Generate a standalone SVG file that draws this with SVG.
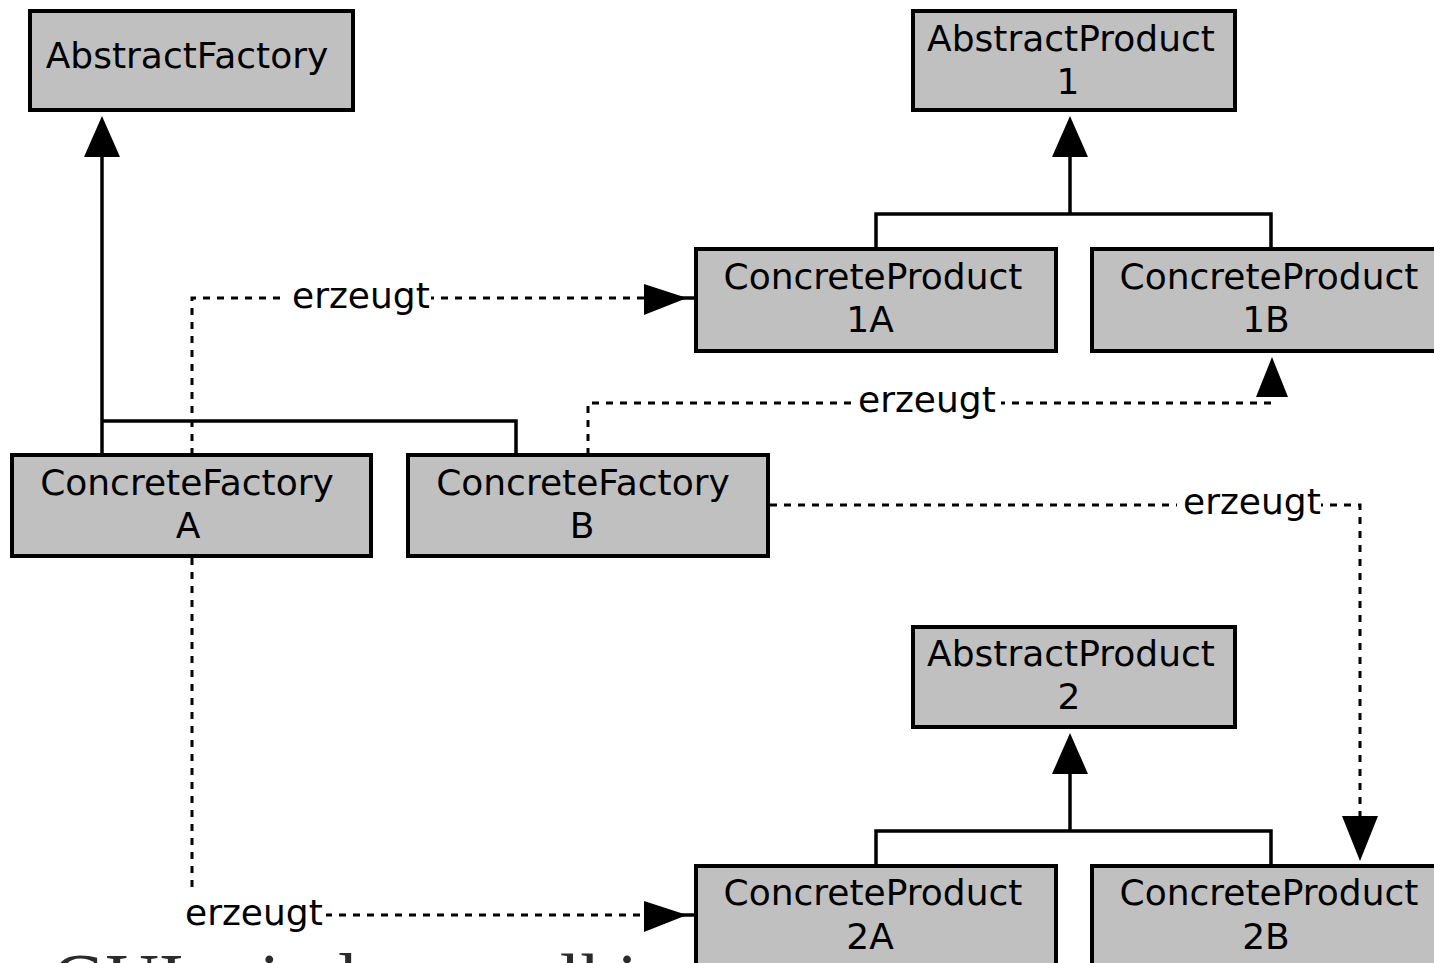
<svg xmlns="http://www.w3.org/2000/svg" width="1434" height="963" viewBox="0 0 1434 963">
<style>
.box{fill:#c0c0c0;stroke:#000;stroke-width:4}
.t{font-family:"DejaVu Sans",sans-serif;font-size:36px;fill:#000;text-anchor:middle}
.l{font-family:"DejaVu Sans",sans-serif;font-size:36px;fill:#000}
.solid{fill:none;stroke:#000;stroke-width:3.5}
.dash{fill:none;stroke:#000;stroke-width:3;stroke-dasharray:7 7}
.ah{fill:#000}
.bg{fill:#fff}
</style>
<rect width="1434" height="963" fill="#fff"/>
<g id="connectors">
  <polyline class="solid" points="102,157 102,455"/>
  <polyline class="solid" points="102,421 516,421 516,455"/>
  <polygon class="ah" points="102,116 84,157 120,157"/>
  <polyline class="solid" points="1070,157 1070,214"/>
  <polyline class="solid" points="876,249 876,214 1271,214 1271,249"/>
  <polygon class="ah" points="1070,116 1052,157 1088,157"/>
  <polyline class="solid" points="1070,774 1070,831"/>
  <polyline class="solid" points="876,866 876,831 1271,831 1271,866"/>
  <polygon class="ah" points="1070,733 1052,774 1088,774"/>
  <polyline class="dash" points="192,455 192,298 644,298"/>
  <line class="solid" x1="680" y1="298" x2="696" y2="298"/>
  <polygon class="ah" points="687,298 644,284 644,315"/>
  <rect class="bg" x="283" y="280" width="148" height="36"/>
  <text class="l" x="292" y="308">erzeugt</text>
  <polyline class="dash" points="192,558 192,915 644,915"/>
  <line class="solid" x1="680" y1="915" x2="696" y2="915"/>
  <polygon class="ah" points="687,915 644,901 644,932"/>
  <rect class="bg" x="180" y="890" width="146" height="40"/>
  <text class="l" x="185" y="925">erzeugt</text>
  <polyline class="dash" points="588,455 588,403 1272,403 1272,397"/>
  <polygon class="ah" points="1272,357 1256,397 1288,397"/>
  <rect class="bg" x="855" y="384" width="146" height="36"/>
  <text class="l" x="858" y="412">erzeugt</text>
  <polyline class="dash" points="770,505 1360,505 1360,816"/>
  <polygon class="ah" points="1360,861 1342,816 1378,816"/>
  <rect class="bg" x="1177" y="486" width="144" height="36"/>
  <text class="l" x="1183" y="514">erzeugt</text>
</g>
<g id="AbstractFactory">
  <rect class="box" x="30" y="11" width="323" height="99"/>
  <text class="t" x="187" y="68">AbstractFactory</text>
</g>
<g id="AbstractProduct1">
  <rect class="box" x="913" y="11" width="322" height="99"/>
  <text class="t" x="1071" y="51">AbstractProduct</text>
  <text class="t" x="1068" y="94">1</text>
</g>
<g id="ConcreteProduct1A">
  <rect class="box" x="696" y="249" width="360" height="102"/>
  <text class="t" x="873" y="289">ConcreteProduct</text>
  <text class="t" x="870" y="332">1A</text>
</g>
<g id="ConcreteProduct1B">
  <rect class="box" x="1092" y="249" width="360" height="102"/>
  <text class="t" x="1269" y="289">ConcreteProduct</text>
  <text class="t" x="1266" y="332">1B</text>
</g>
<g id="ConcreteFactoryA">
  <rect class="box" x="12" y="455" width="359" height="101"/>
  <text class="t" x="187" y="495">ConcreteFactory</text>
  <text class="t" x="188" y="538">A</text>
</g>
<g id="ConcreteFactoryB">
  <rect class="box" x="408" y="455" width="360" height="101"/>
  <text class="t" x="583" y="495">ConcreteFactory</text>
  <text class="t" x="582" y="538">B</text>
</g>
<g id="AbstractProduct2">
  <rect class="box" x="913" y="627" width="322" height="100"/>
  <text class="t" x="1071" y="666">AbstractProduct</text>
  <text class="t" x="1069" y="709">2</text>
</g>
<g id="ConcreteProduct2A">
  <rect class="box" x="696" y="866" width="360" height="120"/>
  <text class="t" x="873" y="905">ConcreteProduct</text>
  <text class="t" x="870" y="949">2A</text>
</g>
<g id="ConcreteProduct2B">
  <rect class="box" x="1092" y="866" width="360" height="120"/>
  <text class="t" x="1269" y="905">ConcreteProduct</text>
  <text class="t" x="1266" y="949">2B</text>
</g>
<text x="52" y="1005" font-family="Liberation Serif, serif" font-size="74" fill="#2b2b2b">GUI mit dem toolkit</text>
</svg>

Prompt: Extract the full listing exactly, with the pictures left out.

Result for this exercise:
Generate a standalone SVG file that draws this with SVG.
<svg xmlns="http://www.w3.org/2000/svg" width="1434" height="963" viewBox="0 0 1434 963">
<style>
.box{fill:#c0c0c0;stroke:#000;stroke-width:4}
.t{font-family:"DejaVu Sans",sans-serif;font-size:36px;fill:#000;text-anchor:middle}
.l{font-family:"DejaVu Sans",sans-serif;font-size:36px;fill:#000}
.solid{fill:none;stroke:#000;stroke-width:3.5}
.dash{fill:none;stroke:#000;stroke-width:3;stroke-dasharray:7 7}
.ah{fill:#000}
.bg{fill:#fff}
</style>
<rect width="1434" height="963" fill="#fff"/>
<g id="connectors">
  <polyline class="solid" points="102,157 102,455"/>
  <polyline class="solid" points="102,421 516,421 516,455"/>
  <polygon class="ah" points="102,116 84,157 120,157"/>
  <polyline class="solid" points="1070,157 1070,214"/>
  <polyline class="solid" points="876,249 876,214 1271,214 1271,249"/>
  <polygon class="ah" points="1070,116 1052,157 1088,157"/>
  <polyline class="solid" points="1070,774 1070,831"/>
  <polyline class="solid" points="876,866 876,831 1271,831 1271,866"/>
  <polygon class="ah" points="1070,733 1052,774 1088,774"/>
  <polyline class="dash" points="192,455 192,298 644,298"/>
  <line class="solid" x1="680" y1="298" x2="696" y2="298"/>
  <polygon class="ah" points="687,298 644,284 644,315"/>
  <rect class="bg" x="283" y="280" width="148" height="36"/>
  <text class="l" x="292" y="308">erzeugt</text>
  <polyline class="dash" points="192,558 192,915 644,915"/>
  <line class="solid" x1="680" y1="915" x2="696" y2="915"/>
  <polygon class="ah" points="687,915 644,901 644,932"/>
  <rect class="bg" x="180" y="890" width="146" height="40"/>
  <text class="l" x="185" y="925">erzeugt</text>
  <polyline class="dash" points="588,455 588,403 1272,403 1272,397"/>
  <polygon class="ah" points="1272,357 1256,397 1288,397"/>
  <rect class="bg" x="855" y="384" width="146" height="36"/>
  <text class="l" x="858" y="412">erzeugt</text>
  <polyline class="dash" points="770,505 1360,505 1360,816"/>
  <polygon class="ah" points="1360,861 1342,816 1378,816"/>
  <rect class="bg" x="1177" y="486" width="144" height="36"/>
  <text class="l" x="1183" y="514">erzeugt</text>
</g>
<g id="AbstractFactory">
  <rect class="box" x="30" y="11" width="323" height="99"/>
  <text class="t" x="187" y="68">AbstractFactory</text>
</g>
<g id="AbstractProduct1">
  <rect class="box" x="913" y="11" width="322" height="99"/>
  <text class="t" x="1071" y="51">AbstractProduct</text>
  <text class="t" x="1068" y="94">1</text>
</g>
<g id="ConcreteProduct1A">
  <rect class="box" x="696" y="249" width="360" height="102"/>
  <text class="t" x="873" y="289">ConcreteProduct</text>
  <text class="t" x="870" y="332">1A</text>
</g>
<g id="ConcreteProduct1B">
  <rect class="box" x="1092" y="249" width="360" height="102"/>
  <text class="t" x="1269" y="289">ConcreteProduct</text>
  <text class="t" x="1266" y="332">1B</text>
</g>
<g id="ConcreteFactoryA">
  <rect class="box" x="12" y="455" width="359" height="101"/>
  <text class="t" x="187" y="495">ConcreteFactory</text>
  <text class="t" x="188" y="538">A</text>
</g>
<g id="ConcreteFactoryB">
  <rect class="box" x="408" y="455" width="360" height="101"/>
  <text class="t" x="583" y="495">ConcreteFactory</text>
  <text class="t" x="582" y="538">B</text>
</g>
<g id="AbstractProduct2">
  <rect class="box" x="913" y="627" width="322" height="100"/>
  <text class="t" x="1071" y="666">AbstractProduct</text>
  <text class="t" x="1069" y="709">2</text>
</g>
<g id="ConcreteProduct2A">
  <rect class="box" x="696" y="866" width="360" height="120"/>
  <text class="t" x="873" y="905">ConcreteProduct</text>
  <text class="t" x="870" y="949">2A</text>
</g>
<g id="ConcreteProduct2B">
  <rect class="box" x="1092" y="866" width="360" height="120"/>
  <text class="t" x="1269" y="905">ConcreteProduct</text>
  <text class="t" x="1266" y="949">2B</text>
</g>
<text x="52" y="1005" font-family="Liberation Serif, serif" font-size="74" fill="#2b2b2b">GUI mit dem toolkit</text>
</svg>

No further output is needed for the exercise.